Jéssica Sena de Souza

Ph.D. Student

Jessica Sena is a PhD student in Computer Science at Universidade Federal de Minas Gerais (UFMG), where she also received her B.Sc. and M.Sc. degrees in Information Systems and Computer Science, respectively.  She is currently at UFMG as researcher at Smart Sense Laboratory (SENSE/UFMG). Her research interests include computer vision, smart surveillance and machine learning applications, with focus on visual and sensorial pattern recognition.

Master Thesis

Jessica Sena: Human Activity Recognition based on Wearable Sensors using Multiscale DCNN Ensemble. Federal University of Minas Gerais, 2018.
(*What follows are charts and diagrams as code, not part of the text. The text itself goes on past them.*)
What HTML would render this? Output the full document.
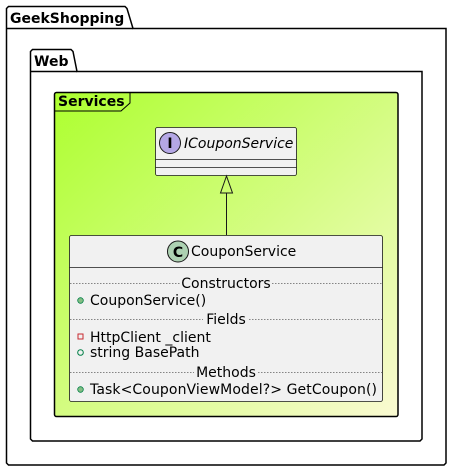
<!DOCTYPE html>
<html><head><meta charset="utf-8"><style>body{margin:0;background:#fff}svg{display:block}</style></head><body>
<svg width="452" height="471" viewBox="0 0 452 471" xmlns="http://www.w3.org/2000/svg" font-family="DejaVu Sans, sans-serif">
<defs><linearGradient id="g" x1="0" y1="0" x2="1" y2="1"><stop offset="0" stop-color="#adff2f"/><stop offset="1" stop-color="#fafad2"/></linearGradient></defs>
<path d="M8.5,6.5 L125,6.5 L127,8.5 L133,28.5 L446,28.5 L446,463 L444,465 L8.5,465 L6.5,463 L6.5,8.5 Z" fill="#fff" stroke="#000" stroke-width="1.5"/>
<line x1="6.5" y1="28.5" x2="133" y2="28.5" stroke="#000" stroke-width="1.5"/>
<text x="10" y="23" font-size="14" font-weight="bold">GeekShopping</text>
<path d="M32.5,49.5 L71,49.5 L73,51.5 L77,71.5 L422,71.5 L422,439 L420,441 L32.5,441 L30.5,439 L30.5,51.5 Z" fill="#fff" stroke="#000" stroke-width="1.5"/>
<line x1="30.5" y1="71.5" x2="77" y2="71.5" stroke="#000" stroke-width="1.5"/>
<text x="34" y="66" font-size="14" font-weight="bold">Web</text>
<rect x="54.5" y="92.5" width="343.5" height="324" rx="2" fill="url(#g)" stroke="#000" stroke-width="1.5"/>
<path d="M54.5,111 L121,111 L130,103 L130,92.5" fill="none" stroke="#000" stroke-width="1"/>
<text x="58" y="106" font-size="14" font-weight="bold">Services</text>
<rect x="155.5" y="127.5" width="141" height="48" rx="2" fill="#f1f1f1" stroke="#181818" stroke-width="0.8"/>
<line x1="155.5" y1="159.5" x2="296.5" y2="159.5" stroke="#181818" stroke-width="0.8"/>
<line x1="155.5" y1="167.5" x2="296.5" y2="167.5" stroke="#181818" stroke-width="0.8"/>
<circle cx="170" cy="143" r="10.5" fill="#b4a7e5" stroke="#181818" stroke-width="1"/>
<text x="170" y="148" font-size="14" font-weight="bold" text-anchor="middle">I</text>
<text x="184" y="148" font-size="14" font-style="italic">ICouponService</text>
<line x1="226.5" y1="193" x2="226.5" y2="235" stroke="#181818" stroke-width="1"/>
<path d="M226.5,176 L220.5,193 L232.5,193 Z" fill="none" stroke="#181818" stroke-width="1"/>
<rect x="69.5" y="235.5" width="313" height="166" rx="2" fill="#f1f1f1" stroke="#181818" stroke-width="0.8"/>
<line x1="69.5" y1="267.5" x2="382.5" y2="267.5" stroke="#181818" stroke-width="0.8"/>
<circle cx="178" cy="251.5" r="10.5" fill="#add1b2" stroke="#181818" stroke-width="1"/>
<text x="178" y="257" font-size="14" font-weight="bold" text-anchor="middle">C</text>
<text x="191" y="256" font-size="14">CouponService</text>
<g stroke="#181818" stroke-width="0.6" stroke-dasharray="1.5,1.5">
<line x1="70" y1="283.5" x2="180" y2="283.5"/><line x1="272" y1="283.5" x2="382" y2="283.5"/>
<line x1="70" y1="319.5" x2="203" y2="319.5"/><line x1="249" y1="319.5" x2="382" y2="319.5"/>
<line x1="70" y1="372.5" x2="194" y2="372.5"/><line x1="258" y1="372.5" x2="382" y2="372.5"/>
</g>
<g font-size="14">
<text x="226" y="288" text-anchor="middle">Constructors</text>
<text x="226" y="324" text-anchor="middle">Fields</text>
<text x="226" y="377" text-anchor="middle">Methods</text>
<text x="90" y="305">CouponService()</text>
<text x="90" y="342">HttpClient _client</text>
<text x="90" y="357">string BasePath</text>
<text x="90" y="394" textLength="287">Task&lt;CouponViewModel?&gt; GetCoupon()</text>
</g>
<circle cx="80.5" cy="300.5" r="2.8" fill="#84be84" stroke="#038048" stroke-width="0.8"/>
<rect x="78" y="334" width="5" height="5" fill="none" stroke="#c82930" stroke-width="1"/>
<circle cx="80.5" cy="352.5" r="2.8" fill="none" stroke="#038048" stroke-width="1"/>
<circle cx="80.5" cy="389.5" r="2.8" fill="#84be84" stroke="#038048" stroke-width="0.8"/>
</svg>
</body></html>
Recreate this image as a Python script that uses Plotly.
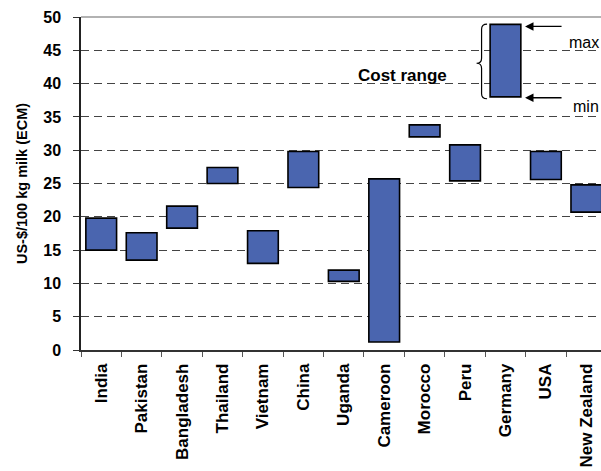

Sensor-based Human Activity Recognition (sensor-based HAR) provides valuable knowledge to many areas, such as medical, military and security. Recently, wearable devices have gained space as a relevant source of data due to the facility of data capture, the massive number of people who use these devices and the comfort and convenience of the device. In addition, the large number of sensors present in these devices provides complementary data as each sensor provides different information. However, there are two issues: heterogeneity between the data from multiple sensors and the temporal nature of the sensor data. We believe that mitigating these issues might provide valuable information if we handle the data correctly. To handle the first issue, we propose to processes each sensor separately, learning the features of each sensor and performing the classification before fusing with the other sensors. To exploit the second issue, we use an approach to extract patterns in multiple temporal scales of the data. This is convenient since the data are already a temporal sequence and the multiple scales extracted provide meaningful information regarding the activities performed by the users. We extract multiple temporal scales using an ensemble of Deep Convolution Neural Networks (DCNN). In this ensemble, we use a convolutional kernel with different height for each DCNN. Considering that the number of rows in the sensor data reflects the data captured over time, each kernel height reflects a temporal scale from which we can extract patterns. Consequently, our approach is able to extract both simple movement patterns such as a wrist twist when picking up a spoon and complex movements such as the human gait. This multimodal and multi-temporal approach outperforms previous state-of-the-art works in seven important datasets using two different protocols. We also demonstrate that the use of our proposed set of kernels improves sensor-based HAR in another multi-kernel approach, the widely employed inception network.